A map of the monthly fire counts of the actual (left) vs the predicted values (right) resulted from the random forest model for the training set.

Figure 6: A map of the monthly fire counts of the actual (left) vs the predicted values (right) resulted from the random forest model for the training set.

A map of the monthly fire counts of the actual (left) vs the predicted values (right) resulted from the random forest model for the test set.

Figure 7: A map of the monthly fire counts of the actual (left) vs the predicted values (right) resulted from the random forest model for the test set.

After exploring some modeling alternatives, we chose random forest as our final model. The first reason is due to the non-linear relationship between the weather variables and fire counts, a linear model would not be sufficient. Random forest is great for working with non-linear relationships between the response and explanatory variables. Secondly, random forest can handle multicollinearity problem well. Other than that, random forest works well on large datasets and standardising the data is not required as it uses a rule-based approach. For these reasons, random forest outperforms other modelling techniques. A limitation of random forest model is it cannot work with previously unseen data because the random forest regressor is unable to discover trends is not able to discover trends for it to extrapolate outside the training data.

Another limitation of our model is that there are a lot of zeros in the data, which might result to the under-prediction of fire counts. As previously mentioned, there are some high residuals which might be due to the huge amount of zeros in the data, which might affect the predictions for those with similar weather conditions but with a high fire counts. Additionally, the random forest is using variables which represent weather conditions, which might not account for accident-based fires. We might also be missing some variables that are useful for predicting the risk of fire, like distance to road. This could be a consideration for our future work to include more variables.

Model Alternatives

A lasso regression was attempted to parse out important variables. Depending on the penalty (\(\lambda\)) term imposed on the least square optimisation problem has the effect of shrinking (unimportant) variables to zero/very small coefficient. While lasso regression can be a good regularisation technique to sieve out important variables, it is inadequate for modelling in our scenario.

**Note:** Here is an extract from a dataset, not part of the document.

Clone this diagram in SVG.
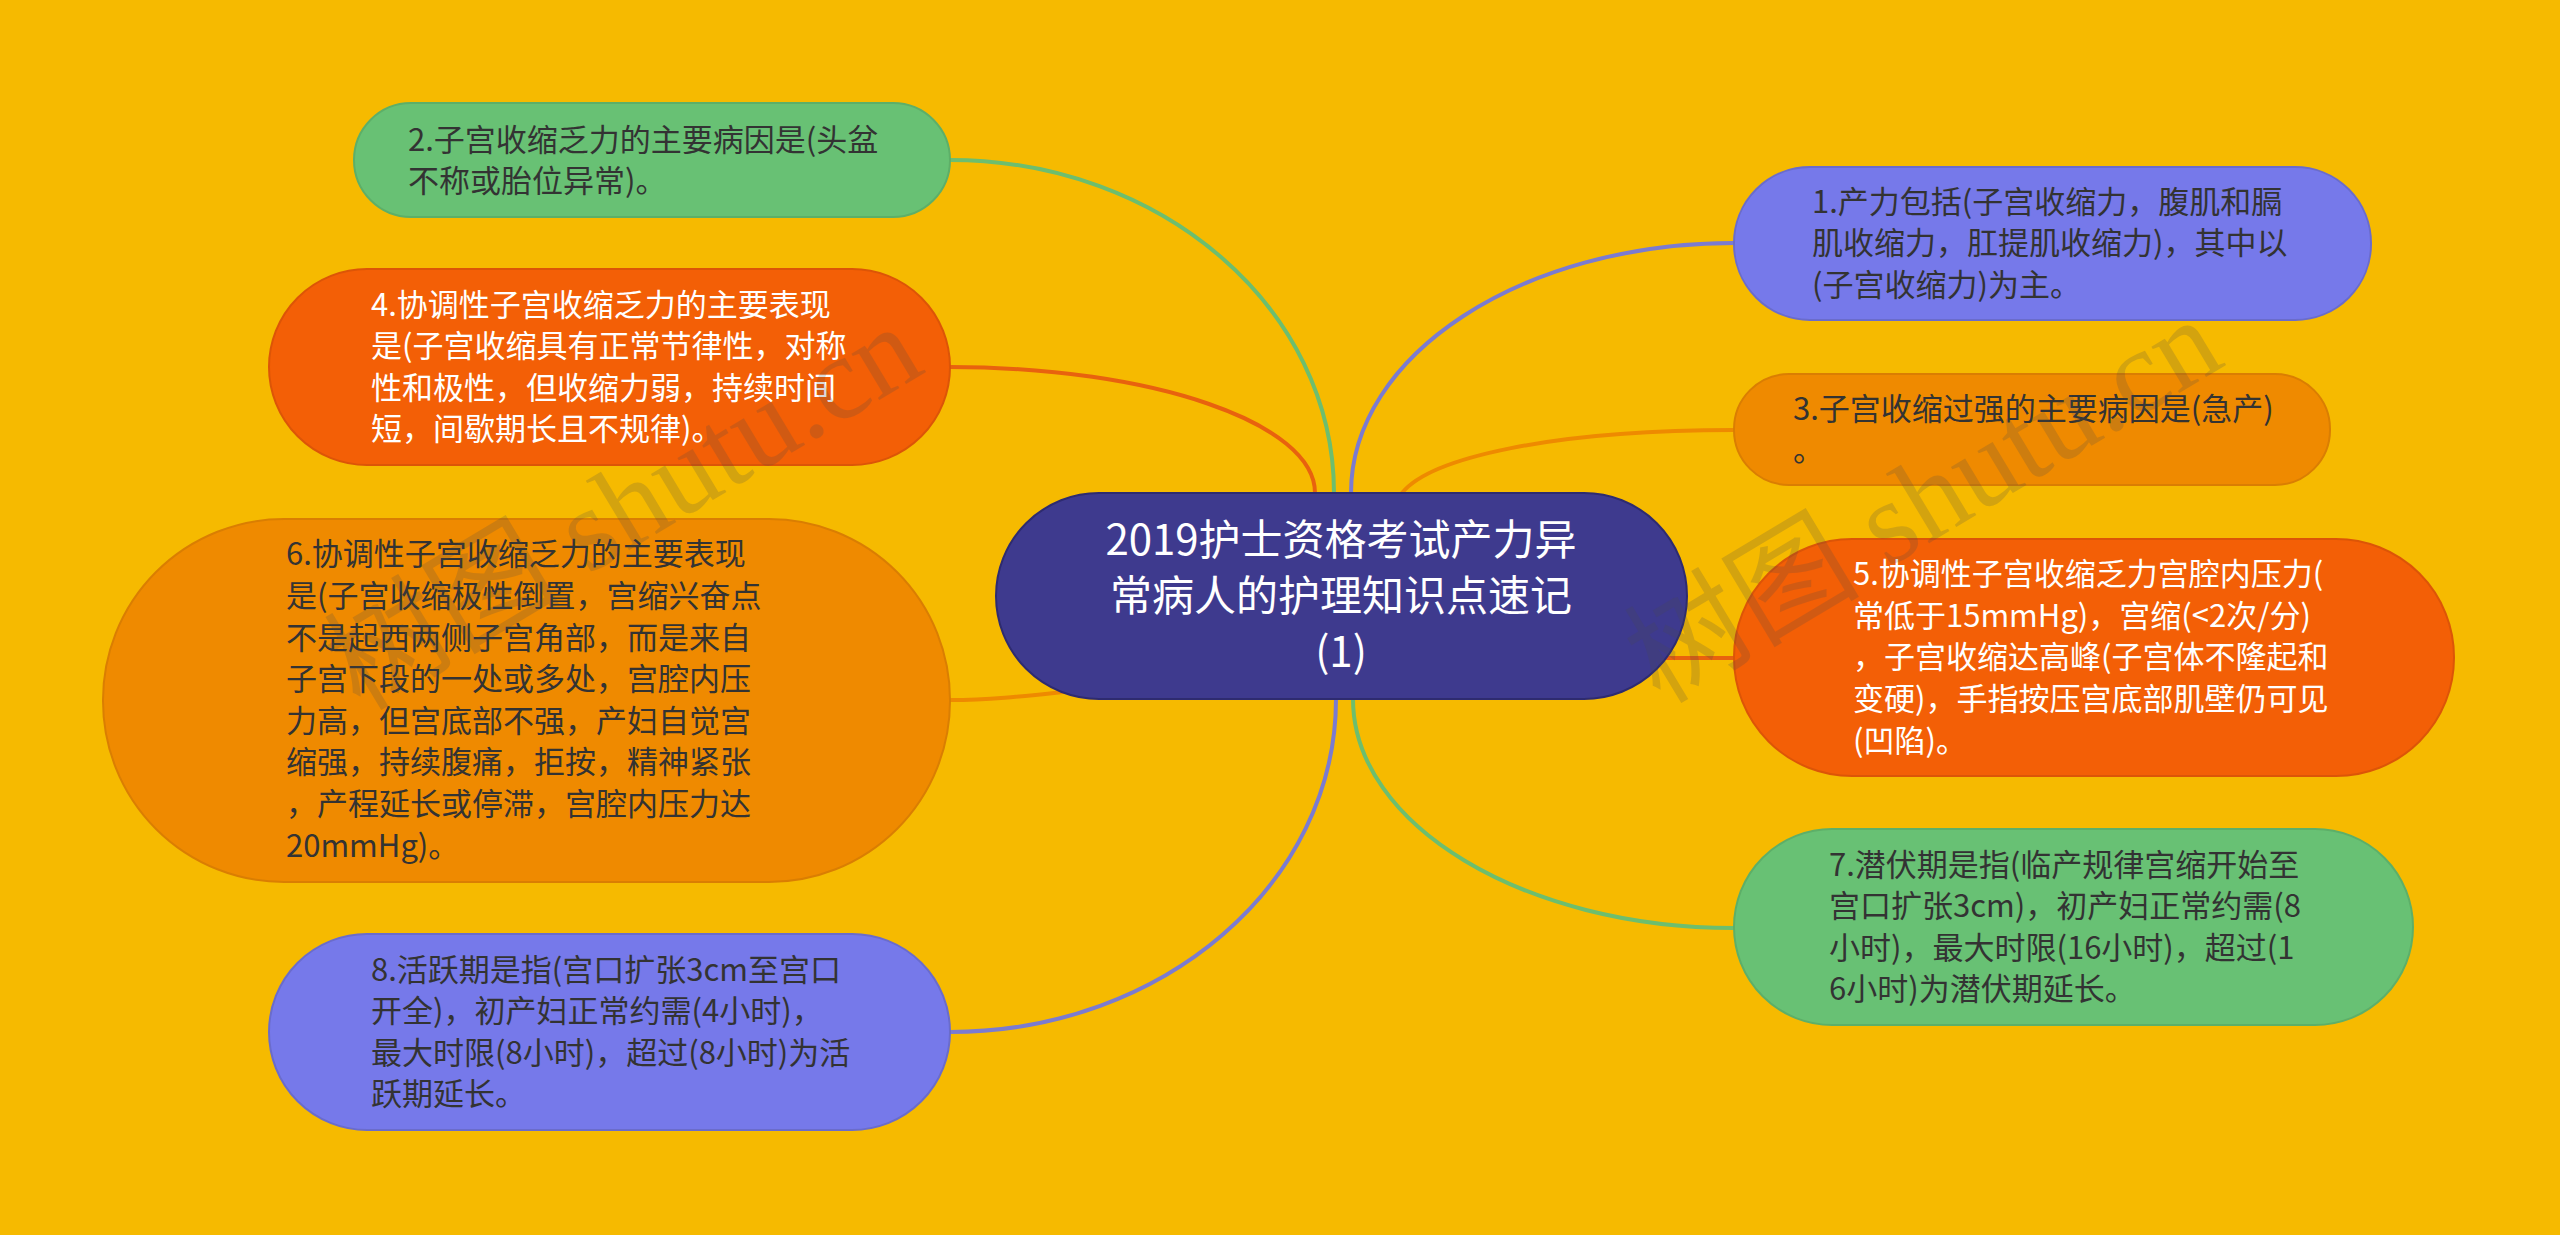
<svg xmlns="http://www.w3.org/2000/svg" width="2560" height="1235" viewBox="0 0 2560 1235">
<style>
.t{font-family:"Noto Sans CJK SC","Noto Sans",sans-serif;font-size:31px}
.dk{fill:#333333}
.wt{fill:#ffffff}
.title{font-family:"Noto Sans CJK SC","Noto Sans",sans-serif;font-size:42px;fill:#ffffff;text-anchor:middle}
.c{fill:none;stroke-width:4;stroke-linecap:round}
.green{fill:#68C174;stroke:#5DAF68;stroke-width:2}
.red{fill:#F35F06;stroke:#DC5507;stroke-width:2}
.orange{fill:#EF8A00;stroke:#DA7E02;stroke-width:2}
.blue{fill:#7679EA;stroke:#6A6CCB;stroke-width:2}
.wm{font-family:"Liberation Serif","Noto Sans CJK SC",serif;font-size:118px;fill:#4a4a4a;opacity:0.2}
</style>
<rect x="0" y="0" width="2560" height="1235" fill="#F6BA00"/>
<g id="connectors">
<path class="c" stroke="#6DBE6E" d="M1334,493 C1334,309 1162,160 950,160"/>
<path class="c" stroke="#E8620E" d="M1315,493 C1315,423 1152,367 950,367"/>
<path class="c" stroke="#EE8A00" d="M950,700 C1000,700 1040,694 1100,688"/>
<path class="c" stroke="#7B7BD0" d="M1336,699 C1336,883 1163,1032 950,1032"/>
<path class="c" stroke="#7B7BD0" d="M1351,493 C1351,355 1522,243 1734,243"/>
<path class="c" stroke="#EE8A00" d="M1402,493 C1430,458 1551,430 1734,430"/>
<path class="c" stroke="#E8620E" d="M1640,658 L1734,658"/>
<path class="c" stroke="#6DBE6E" d="M1353,699 C1353,825 1524,928 1734,928"/>
</g>
<g id="center">
<rect x="996" y="493" width="691" height="206" rx="103" fill="#3E3A8E" stroke="#2E2B70" stroke-width="2"/>
<text class="title"><tspan x="1341" y="555">2019护士资格考试产力异</tspan><tspan x="1341" y="611">常病人的护理知识点速记</tspan><tspan x="1341" y="667">(1)</tspan></text>
</g>
<g id="node2">
<rect class="green" x="354" y="103" width="596" height="114" rx="57"/>
<text class="t dk"><tspan x="408" y="151">2.子宫收缩乏力的主要病因是(头盆</tspan><tspan x="408" y="192">不称或胎位异常)。</tspan></text>
</g>
<g id="node4">
<rect class="red" x="269" y="269" width="681" height="196" rx="98"/>
<text class="t wt"><tspan x="371" y="316">4.协调性子宫收缩乏力的主要表现</tspan><tspan x="371" y="357">是(子宫收缩具有正常节律性，对称</tspan><tspan x="371" y="399">性和极性，但收缩力弱，持续时间</tspan><tspan x="371" y="440">短，间歇期长且不规律)。</tspan></text>
</g>
<g id="node6">
<rect class="orange" x="103" y="519" width="847" height="363" rx="181"/>
<text class="t dk"><tspan x="286" y="565">6.协调性子宫收缩乏力的主要表现</tspan><tspan x="286" y="607">是(子宫收缩极性倒置，宫缩兴奋点</tspan><tspan x="286" y="649">不是起西两侧子宫角部，而是来自</tspan><tspan x="286" y="690">子宫下段的一处或多处，宫腔内压</tspan><tspan x="286" y="732">力高，但宫底部不强，产妇自觉宫</tspan><tspan x="286" y="773">缩强，持续腹痛，拒按，精神紧张</tspan><tspan x="286" y="815">，产程延长或停滞，宫腔内压力达</tspan><tspan x="286" y="857">20mmHg)。</tspan></text>
</g>
<g id="node8">
<rect class="blue" x="269" y="934" width="681" height="196" rx="98"/>
<text class="t dk"><tspan x="371" y="981">8.活跃期是指(宫口扩张3cm至宫口</tspan><tspan x="371" y="1022">开全)，初产妇正常约需(4小时)，</tspan><tspan x="371" y="1064">最大时限(8小时)，超过(8小时)为活</tspan><tspan x="371" y="1105">跃期延长。</tspan></text>
</g>
<g id="node1">
<rect class="blue" x="1734" y="167" width="637" height="153" rx="76"/>
<text class="t dk"><tspan x="1812" y="213">1.产力包括(子宫收缩力，腹肌和膈</tspan><tspan x="1812" y="254">肌收缩力，肛提肌收缩力)，其中以</tspan><tspan x="1812" y="296">(子宫收缩力)为主。</tspan></text>
</g>
<g id="node3">
<rect class="orange" x="1734" y="374" width="596" height="111" rx="55"/>
<text class="t dk"><tspan x="1793" y="420">3.子宫收缩过强的主要病因是(急产)</tspan><tspan x="1793" y="461">。</tspan></text>
</g>
<g id="node5">
<rect class="red" x="1734" y="539" width="720" height="237" rx="118"/>
<text class="t wt"><tspan x="1853" y="585">5.协调性子宫收缩乏力宫腔内压力(</tspan><tspan x="1853" y="627">常低于15mmHg)，宫缩(&lt;2次/分)</tspan><tspan x="1853" y="668">，子宫收缩达高峰(子宫体不隆起和</tspan><tspan x="1853" y="710">变硬)，手指按压宫底部肌壁仍可见</tspan><tspan x="1853" y="752">(凹陷)。</tspan></text>
</g>
<g id="node7">
<rect class="green" x="1734" y="829" width="679" height="196" rx="98"/>
<text class="t dk"><tspan x="1829" y="876">7.潜伏期是指(临产规律宫缩开始至</tspan><tspan x="1829" y="917">宫口扩张3cm)，初产妇正常约需(8</tspan><tspan x="1829" y="959">小时)，最大时限(16小时)，超过(1</tspan><tspan x="1829" y="1000">6小时)为潜伏期延长。</tspan></text>
</g>
<g id="watermarks">
<text class="wm" transform="translate(360,712) rotate(-31)">树图 shutu.cn</text>
<text class="wm" transform="translate(1660,705) rotate(-31)">树图 shutu.cn</text>
</g>
</svg>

This is mainly due to the structure of our variables. The climate variables are highly correlated as one might expect. For example, with high daily_rain one can expect a lower max_temp or a variable with its lag variables are highly correlated. These relations exist across many of our variables thus indicating high multicollinearity

Table 2: Variables with largest Variance Inflation Factors(VIF)
variable VIF
et_short_crop_1 188.94
et_short_crop_2 181.49
et_short_crop 165.06
lai_hv_1 112.72
max_temp_1 68.31
max_temp_2 67.70

To demonstrate, we fit a simple linear model and compute the Variance Inflation Factor (VIF). The 6 variables with the highest VIF is shown in ??. A general rule of thumb is that if VIF \(> 10\) then multicollinearity is high (REF)[https://www.andreaperlato.com/mlpost/deal-multicollinearity-with-lasso-regression/]. Lasso’s objective function provides unstable solutions in prescence of collinear features or features with very similar information. REF.

Therefore, due to the inherent interplay between the variables, lasso regression is not used for modelling. For the same reason, generalised linear models(GLMs) attempted such as Poisson regression were ruled out.

Shiny Web application (User-Interface)

The outputs of data processing and bushfire predictions are put together in an app. This app is an extension to an previously made RShiny app (publicly available on Department of Econometrics and Business Statistics, Monash University. The previous app allow users to visualise bushfires in Victoria at a period of time of their choosing. Outputs are based on the clustering results. Also, a model predicts the cause of bushfire; given a bushfire ignition. Our complementary goal (as per Research grant) is to develop risk model to visualise and monitor potential fire ignitions and track fires from satellite hotspots, in real time, for 2021-2022 Victorian bushfire season.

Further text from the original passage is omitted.